American officials say that of the more than $13 billion pledged in Madrid over three years, only $2 billion had been raised. According to American officials, some generalized pledges were made at the two-day conference. The biggest was from the European Union, which, having already met its Madrid pledge, said it would give $130 million in new aid. Other countries promised to assist in police training and to help set up civilian government functions.
Those taking part in the conference were also urged to attend a donors' meeting next month in Amman, Jordan, and to figure out ways to speed up aid.

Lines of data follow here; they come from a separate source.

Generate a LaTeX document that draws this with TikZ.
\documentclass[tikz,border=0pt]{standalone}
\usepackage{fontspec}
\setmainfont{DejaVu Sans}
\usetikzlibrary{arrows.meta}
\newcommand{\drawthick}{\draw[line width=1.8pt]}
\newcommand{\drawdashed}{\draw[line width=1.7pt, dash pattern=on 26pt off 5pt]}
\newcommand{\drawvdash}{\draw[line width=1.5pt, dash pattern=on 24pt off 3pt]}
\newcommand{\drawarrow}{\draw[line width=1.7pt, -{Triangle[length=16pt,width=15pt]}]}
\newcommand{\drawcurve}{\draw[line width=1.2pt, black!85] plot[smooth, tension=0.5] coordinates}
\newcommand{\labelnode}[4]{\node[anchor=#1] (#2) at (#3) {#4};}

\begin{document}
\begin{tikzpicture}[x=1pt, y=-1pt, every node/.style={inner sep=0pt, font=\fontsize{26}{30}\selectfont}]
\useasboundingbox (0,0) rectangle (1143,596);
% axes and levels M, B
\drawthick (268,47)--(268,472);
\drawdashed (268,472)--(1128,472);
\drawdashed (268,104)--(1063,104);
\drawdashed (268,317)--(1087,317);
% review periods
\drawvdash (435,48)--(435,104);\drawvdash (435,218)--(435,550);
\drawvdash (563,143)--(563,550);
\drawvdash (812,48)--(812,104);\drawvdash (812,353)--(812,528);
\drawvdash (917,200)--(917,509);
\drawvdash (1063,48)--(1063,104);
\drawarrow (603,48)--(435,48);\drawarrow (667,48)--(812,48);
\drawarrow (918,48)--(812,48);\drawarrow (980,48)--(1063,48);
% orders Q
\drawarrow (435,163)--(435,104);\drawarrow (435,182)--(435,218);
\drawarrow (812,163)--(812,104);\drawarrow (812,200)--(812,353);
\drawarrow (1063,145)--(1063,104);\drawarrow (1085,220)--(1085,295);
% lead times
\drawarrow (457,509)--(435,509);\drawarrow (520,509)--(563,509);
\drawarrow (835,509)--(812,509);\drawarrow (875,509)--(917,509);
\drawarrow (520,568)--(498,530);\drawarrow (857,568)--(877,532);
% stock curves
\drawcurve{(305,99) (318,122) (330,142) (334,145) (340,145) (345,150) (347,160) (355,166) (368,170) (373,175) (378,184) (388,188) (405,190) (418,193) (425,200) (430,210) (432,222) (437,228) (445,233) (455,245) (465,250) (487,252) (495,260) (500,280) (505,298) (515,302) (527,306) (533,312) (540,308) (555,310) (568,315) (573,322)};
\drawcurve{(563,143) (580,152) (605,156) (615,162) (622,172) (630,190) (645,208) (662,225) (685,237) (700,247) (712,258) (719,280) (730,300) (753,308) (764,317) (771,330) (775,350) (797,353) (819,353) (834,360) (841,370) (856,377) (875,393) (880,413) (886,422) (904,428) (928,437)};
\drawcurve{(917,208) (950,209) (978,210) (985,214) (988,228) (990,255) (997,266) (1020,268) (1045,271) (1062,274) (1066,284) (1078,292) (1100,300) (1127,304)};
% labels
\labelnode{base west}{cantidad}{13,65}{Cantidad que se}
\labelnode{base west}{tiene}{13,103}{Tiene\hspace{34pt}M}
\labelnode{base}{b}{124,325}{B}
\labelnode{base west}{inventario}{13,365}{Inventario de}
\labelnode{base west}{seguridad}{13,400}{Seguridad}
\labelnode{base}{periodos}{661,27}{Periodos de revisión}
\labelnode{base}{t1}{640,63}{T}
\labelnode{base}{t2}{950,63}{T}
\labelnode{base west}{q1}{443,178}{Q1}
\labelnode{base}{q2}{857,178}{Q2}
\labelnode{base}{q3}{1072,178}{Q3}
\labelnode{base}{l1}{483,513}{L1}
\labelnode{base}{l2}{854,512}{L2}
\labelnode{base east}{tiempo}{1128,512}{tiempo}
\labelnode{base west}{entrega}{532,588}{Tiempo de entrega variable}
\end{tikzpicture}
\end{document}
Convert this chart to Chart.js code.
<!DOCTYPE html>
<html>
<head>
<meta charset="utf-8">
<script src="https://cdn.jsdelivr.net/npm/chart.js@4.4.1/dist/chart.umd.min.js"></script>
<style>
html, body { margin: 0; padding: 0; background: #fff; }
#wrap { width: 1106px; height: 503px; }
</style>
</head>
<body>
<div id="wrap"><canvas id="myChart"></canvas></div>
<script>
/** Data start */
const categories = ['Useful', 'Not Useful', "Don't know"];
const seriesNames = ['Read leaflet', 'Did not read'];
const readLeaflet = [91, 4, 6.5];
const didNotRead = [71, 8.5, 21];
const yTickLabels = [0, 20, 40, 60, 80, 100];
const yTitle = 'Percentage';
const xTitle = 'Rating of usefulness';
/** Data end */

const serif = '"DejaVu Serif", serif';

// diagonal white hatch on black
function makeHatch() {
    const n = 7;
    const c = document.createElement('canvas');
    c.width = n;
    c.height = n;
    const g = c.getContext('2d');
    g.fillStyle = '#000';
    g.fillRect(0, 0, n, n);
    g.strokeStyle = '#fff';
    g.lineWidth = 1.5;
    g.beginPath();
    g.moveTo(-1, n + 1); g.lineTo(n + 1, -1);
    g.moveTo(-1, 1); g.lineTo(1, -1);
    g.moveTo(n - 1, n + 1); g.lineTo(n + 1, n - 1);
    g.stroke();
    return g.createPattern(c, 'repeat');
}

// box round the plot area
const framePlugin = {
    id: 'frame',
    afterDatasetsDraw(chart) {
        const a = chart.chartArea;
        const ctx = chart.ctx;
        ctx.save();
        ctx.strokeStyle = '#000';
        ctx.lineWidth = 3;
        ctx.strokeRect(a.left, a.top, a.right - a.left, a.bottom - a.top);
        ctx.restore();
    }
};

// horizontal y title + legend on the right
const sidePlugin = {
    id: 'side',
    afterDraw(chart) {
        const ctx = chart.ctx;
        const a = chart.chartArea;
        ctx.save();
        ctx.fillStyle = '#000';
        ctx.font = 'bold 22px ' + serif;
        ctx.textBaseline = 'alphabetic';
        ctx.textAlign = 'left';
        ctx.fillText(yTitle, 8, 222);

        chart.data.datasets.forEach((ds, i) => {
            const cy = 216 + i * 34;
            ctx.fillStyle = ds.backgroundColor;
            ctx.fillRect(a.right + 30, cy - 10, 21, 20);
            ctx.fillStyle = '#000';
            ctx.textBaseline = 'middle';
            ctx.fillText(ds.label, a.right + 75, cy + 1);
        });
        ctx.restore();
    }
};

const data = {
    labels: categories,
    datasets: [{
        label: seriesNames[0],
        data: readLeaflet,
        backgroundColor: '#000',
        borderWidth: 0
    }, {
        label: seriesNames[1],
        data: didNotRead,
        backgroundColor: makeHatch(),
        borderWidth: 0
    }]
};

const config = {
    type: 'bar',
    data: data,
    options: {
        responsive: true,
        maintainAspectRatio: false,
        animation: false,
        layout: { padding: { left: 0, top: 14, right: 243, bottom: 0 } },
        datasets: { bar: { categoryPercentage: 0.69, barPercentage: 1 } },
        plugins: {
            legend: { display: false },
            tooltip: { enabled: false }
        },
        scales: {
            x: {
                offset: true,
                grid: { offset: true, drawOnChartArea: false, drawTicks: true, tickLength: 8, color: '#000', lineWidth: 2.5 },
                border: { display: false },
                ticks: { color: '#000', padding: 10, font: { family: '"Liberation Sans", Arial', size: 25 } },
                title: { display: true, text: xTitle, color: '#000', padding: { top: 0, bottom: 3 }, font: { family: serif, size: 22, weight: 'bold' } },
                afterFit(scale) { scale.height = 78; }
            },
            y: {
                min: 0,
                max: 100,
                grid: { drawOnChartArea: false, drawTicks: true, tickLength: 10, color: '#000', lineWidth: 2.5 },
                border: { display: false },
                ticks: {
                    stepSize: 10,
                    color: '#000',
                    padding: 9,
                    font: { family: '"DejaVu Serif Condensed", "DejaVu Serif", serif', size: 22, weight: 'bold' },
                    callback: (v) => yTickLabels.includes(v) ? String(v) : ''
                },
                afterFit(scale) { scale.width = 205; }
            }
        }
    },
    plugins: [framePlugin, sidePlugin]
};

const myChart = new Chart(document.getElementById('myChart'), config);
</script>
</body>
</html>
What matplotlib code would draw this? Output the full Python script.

Mr. Allawi painted a bleak picture of Iraq's financial situation, particularly its problems in producing oil. The production of 1.4 million barrels of oil a day is below the industry's targets, he said, but revenues are higher than expected because of high oil prices.
However, he said the Iraqi budget, 95 percent of which is paid for by oil income, is drained by continued subsidies for gasoline, food and electricity for Iraqis, an elaborate system set up under Mr. Hussein and which the new government has been unable to dismantle for fear of angering Iraqi citizens.
Mr. Allawi said Iraq's burden of $125 billion in debt -- a figure calculated by the United States at $110 billion -- continued to strangle the nation's solvency, and other conference participants expressed frustration -- but only in private -- that Saudi Arabia and other Arab countries had not sent ambassadors to Baghdad or provided debt relief.
The major industrial nations of the West have agreed to relieve 80 percent of their $40 billion share of Iraq's debts. An important theme at the conference came in a series of appeals to Iraqi leaders to make sure that their constitution-writing process includes Iraqis of all ethnic and religious backgrounds. Iraqi leaders repeated just as often that they would do so.